■ WORK REQUIRED:
Copy out exactly the lines from the one holding "Rebuild this chart" through the one holding "vp_y = [1.027, 0.918]", ends included; omit images.

■ DATA FOR PROCESSING:

_ _ _

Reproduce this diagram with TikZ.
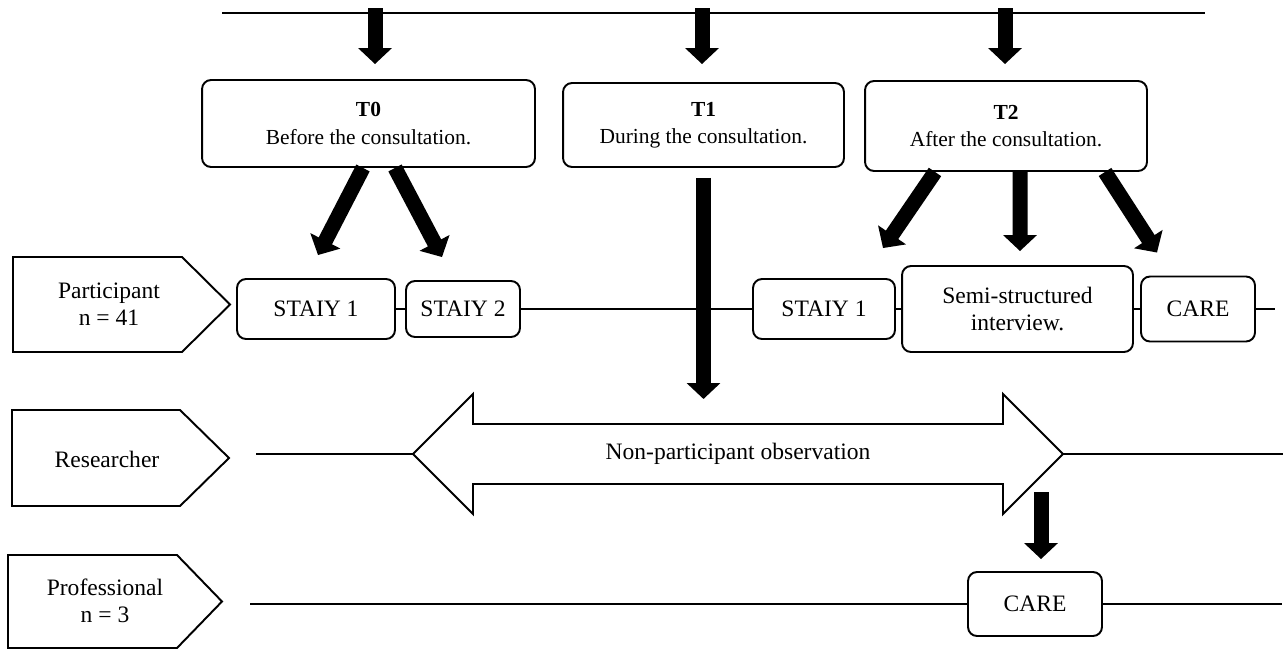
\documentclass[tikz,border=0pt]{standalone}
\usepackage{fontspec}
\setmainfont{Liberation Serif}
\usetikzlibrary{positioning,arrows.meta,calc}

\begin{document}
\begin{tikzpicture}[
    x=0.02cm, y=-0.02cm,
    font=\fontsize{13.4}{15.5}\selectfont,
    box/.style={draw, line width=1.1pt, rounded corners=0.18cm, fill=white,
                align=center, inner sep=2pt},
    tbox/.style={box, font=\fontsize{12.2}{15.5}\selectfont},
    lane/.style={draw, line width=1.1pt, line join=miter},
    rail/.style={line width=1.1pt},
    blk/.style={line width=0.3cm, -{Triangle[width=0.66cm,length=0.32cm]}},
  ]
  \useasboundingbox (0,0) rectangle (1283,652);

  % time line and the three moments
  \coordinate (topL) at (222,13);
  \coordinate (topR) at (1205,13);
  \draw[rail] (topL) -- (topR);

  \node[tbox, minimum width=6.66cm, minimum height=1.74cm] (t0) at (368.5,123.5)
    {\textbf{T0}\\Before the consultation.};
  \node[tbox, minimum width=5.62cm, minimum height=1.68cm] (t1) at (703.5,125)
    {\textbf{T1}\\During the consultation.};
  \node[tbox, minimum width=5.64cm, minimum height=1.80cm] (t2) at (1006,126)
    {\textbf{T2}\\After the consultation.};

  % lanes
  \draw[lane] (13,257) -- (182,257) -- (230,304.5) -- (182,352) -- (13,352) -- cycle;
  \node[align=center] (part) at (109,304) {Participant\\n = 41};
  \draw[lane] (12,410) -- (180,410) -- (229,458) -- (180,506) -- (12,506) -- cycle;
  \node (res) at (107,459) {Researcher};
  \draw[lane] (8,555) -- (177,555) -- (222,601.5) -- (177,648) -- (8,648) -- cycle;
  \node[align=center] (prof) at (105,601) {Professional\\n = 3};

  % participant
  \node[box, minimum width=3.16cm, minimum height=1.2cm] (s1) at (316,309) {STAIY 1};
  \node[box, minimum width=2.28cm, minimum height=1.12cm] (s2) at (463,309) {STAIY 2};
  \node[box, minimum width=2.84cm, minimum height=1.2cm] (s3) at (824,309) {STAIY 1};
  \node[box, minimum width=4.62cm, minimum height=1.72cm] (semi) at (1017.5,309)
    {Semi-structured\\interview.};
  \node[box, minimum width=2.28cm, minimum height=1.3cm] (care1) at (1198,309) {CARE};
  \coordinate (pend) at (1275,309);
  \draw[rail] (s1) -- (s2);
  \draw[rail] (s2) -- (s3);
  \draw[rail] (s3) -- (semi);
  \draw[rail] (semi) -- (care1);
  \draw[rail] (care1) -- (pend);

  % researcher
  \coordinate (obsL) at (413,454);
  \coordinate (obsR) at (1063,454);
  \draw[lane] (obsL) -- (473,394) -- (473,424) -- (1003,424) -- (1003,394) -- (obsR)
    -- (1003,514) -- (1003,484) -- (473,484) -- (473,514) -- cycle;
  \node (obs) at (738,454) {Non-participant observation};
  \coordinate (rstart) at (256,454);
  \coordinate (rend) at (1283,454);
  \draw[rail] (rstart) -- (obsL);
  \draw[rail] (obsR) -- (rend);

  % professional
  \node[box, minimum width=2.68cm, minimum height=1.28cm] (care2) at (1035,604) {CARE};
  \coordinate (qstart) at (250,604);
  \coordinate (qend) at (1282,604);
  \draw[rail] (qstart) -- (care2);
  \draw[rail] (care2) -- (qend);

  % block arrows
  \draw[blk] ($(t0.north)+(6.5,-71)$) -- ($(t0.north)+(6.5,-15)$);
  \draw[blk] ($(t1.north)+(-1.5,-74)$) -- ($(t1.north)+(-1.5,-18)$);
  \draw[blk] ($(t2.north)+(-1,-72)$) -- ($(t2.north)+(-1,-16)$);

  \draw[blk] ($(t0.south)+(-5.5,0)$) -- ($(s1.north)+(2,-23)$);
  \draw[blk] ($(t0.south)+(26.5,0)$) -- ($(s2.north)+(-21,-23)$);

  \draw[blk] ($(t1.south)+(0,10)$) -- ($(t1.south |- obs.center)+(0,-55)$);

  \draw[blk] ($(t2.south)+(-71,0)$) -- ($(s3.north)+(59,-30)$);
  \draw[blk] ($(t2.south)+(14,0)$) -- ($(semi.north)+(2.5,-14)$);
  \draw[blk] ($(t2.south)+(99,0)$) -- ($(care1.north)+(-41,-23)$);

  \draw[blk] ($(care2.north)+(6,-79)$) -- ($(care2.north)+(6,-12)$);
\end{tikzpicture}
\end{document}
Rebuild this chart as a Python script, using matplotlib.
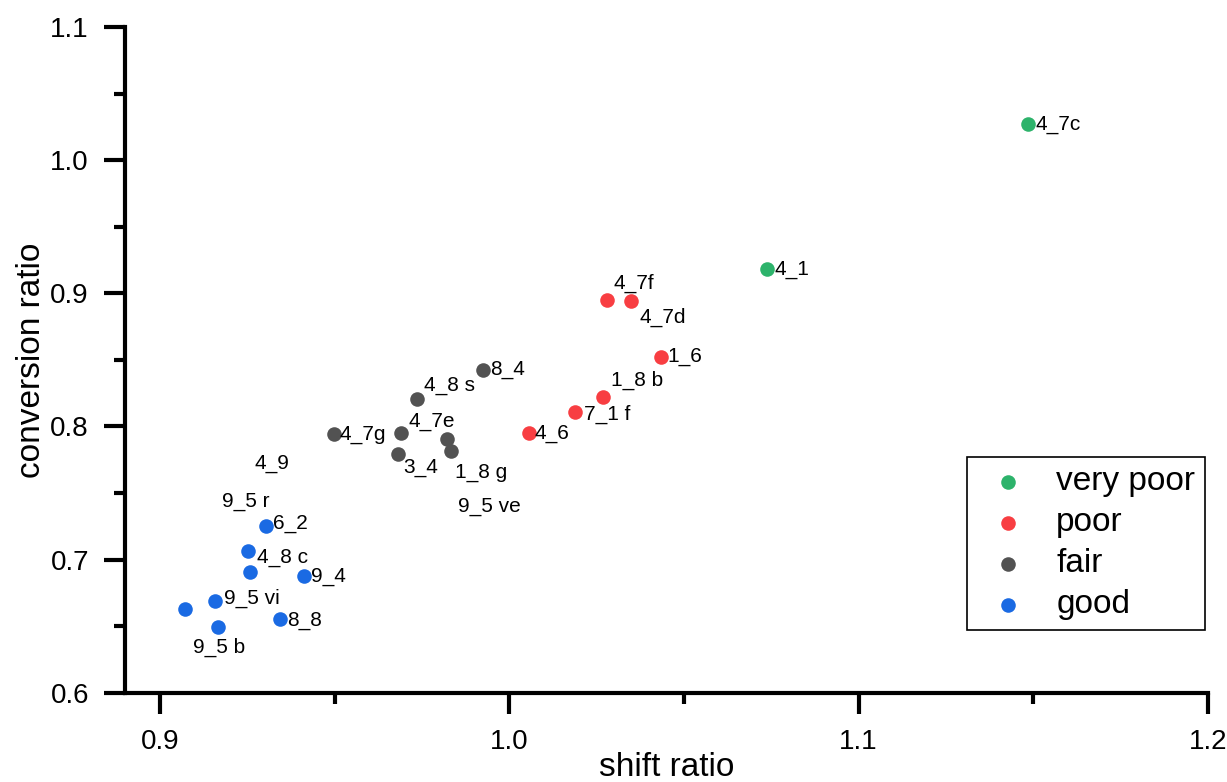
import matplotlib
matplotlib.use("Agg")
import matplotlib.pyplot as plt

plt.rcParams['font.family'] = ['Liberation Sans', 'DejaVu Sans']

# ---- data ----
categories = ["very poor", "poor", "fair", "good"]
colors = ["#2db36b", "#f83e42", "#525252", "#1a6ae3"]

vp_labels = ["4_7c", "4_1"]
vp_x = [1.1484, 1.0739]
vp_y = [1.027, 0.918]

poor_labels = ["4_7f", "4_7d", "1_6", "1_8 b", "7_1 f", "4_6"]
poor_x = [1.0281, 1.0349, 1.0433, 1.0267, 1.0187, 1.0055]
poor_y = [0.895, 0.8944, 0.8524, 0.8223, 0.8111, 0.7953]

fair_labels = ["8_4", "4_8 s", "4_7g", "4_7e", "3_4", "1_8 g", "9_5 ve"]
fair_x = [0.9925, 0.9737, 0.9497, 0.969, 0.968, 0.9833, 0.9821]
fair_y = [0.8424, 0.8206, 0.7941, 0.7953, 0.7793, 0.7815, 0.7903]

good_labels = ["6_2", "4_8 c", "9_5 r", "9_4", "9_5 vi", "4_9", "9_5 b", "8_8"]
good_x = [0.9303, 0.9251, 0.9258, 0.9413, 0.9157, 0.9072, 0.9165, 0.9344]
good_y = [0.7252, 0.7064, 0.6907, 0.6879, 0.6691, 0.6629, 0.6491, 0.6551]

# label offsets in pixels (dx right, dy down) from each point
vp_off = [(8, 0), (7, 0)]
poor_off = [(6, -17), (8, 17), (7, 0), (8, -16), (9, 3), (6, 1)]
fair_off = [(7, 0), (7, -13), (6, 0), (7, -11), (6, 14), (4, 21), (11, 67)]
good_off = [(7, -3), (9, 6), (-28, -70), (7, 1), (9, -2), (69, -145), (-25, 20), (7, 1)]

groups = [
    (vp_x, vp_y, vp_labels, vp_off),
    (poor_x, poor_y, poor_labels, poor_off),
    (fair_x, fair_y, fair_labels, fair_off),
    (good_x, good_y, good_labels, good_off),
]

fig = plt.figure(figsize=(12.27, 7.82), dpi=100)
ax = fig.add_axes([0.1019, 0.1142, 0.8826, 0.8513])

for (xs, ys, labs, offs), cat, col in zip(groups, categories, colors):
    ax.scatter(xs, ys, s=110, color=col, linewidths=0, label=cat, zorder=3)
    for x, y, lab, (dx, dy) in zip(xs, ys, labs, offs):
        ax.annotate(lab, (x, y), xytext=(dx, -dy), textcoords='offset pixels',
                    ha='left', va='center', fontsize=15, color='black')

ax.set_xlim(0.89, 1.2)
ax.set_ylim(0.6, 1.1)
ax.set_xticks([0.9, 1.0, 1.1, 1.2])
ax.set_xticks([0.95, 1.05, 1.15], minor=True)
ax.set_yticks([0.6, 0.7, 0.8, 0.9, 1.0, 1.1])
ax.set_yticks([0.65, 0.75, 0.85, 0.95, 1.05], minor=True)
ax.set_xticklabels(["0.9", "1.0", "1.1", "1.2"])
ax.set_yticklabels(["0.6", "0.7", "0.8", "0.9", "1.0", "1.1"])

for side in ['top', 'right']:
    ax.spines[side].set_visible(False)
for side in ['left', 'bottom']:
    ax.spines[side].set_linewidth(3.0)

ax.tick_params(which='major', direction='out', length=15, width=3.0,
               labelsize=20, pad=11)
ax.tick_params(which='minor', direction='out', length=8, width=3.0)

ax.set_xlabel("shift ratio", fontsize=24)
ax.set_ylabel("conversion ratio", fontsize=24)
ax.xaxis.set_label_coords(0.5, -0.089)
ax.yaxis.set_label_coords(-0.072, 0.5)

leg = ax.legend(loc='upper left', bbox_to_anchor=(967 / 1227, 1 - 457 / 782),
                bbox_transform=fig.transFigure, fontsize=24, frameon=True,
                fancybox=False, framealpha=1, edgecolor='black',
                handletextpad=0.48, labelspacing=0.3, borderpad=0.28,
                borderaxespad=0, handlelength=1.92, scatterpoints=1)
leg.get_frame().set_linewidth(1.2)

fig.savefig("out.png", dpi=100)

_ _ _

■ FINAL RESULT:
Rebuild this chart as a Python script, using matplotlib.
import matplotlib
matplotlib.use("Agg")
import matplotlib.pyplot as plt

plt.rcParams['font.family'] = ['Liberation Sans', 'DejaVu Sans']

# ---- data ----
categories = ["very poor", "poor", "fair", "good"]
colors = ["#2db36b", "#f83e42", "#525252", "#1a6ae3"]

vp_labels = ["4_7c", "4_1"]
vp_x = [1.1484, 1.0739]
vp_y = [1.027, 0.918]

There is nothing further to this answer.